In 2019 Masters was again selected in the Australian men's sweep squad for the international representative season. In an effort to qualify the men's pair for the 2020 Olympics, selectors broke up the dual-world champion four into other boats and for the two World Rowing Cups in Europe, Masters was selected at bow in the Australian men's coxless four. Rowing with Jack Hargreaves, Nicholas Purnell and Jack O'Brien, Masters won gold medals at both the WRC II in Poznan and at WRC III in Rotterdam. Masters was then selected to race in the Australian men's eight at the 2019 World Rowing Championships in Linz, Austria. The eight were looking for a top five finish at the 2019 World Championships to qualify for the Tokyo Olympics. The eight placed second in their heat and fourth in the final and qualified for Tokyo 2020. In Tokyo the Australian men's eight placed fourth in their heat, fourth in the repechage and sixth in the Olympic A final. Had they repeated their repechage time of 5:25:06 they would have won the silver medal.

In March 2023 Masters was again selected in the Australian senior men's sweep-oar squad for the 2023 international season.
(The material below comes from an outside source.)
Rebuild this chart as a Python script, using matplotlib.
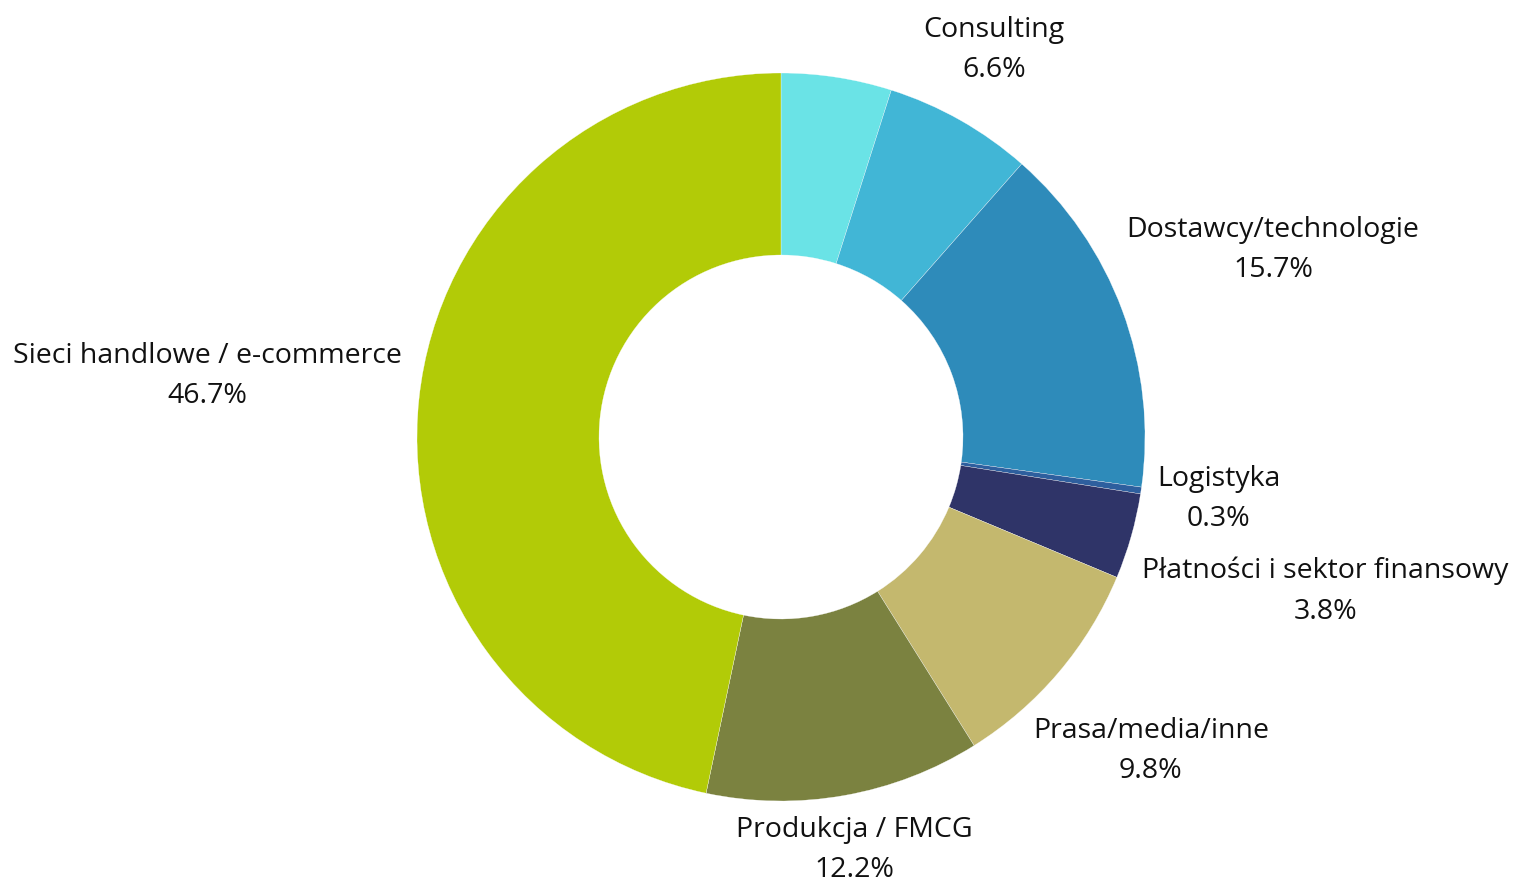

At the Rowing World Cup II in Varese Italy, Masters raced in the Australian men's eight. In the final after a slow start they rowed through most of the field and took second place and a silver medal. At 2023's RWC III in Lucerne, Masters moved from the three to the four seat in the Australian men's eight. In the final they rowed stroke for stroke with their fancied Great Britain rivals but then moved away at the 1000m mark and held on for an upset gold medal victory. For the 2023 World Rowing Championships in Belgrade Serbia, the Australian men's eight was left unchanged and Masters again raced in the four seat. They won their heat powering past the USA eight who had headed them at the 1000m mark. In the A final Australia and Great Britain traded the lead over the first 1000m, but beyond that point the result mirrored that of 2022 with Great Britain exerting dominance by the 1500m, fighting off a fast finishing Dutch eight who took silver and leaving the Australians with the bronze for the second successive year.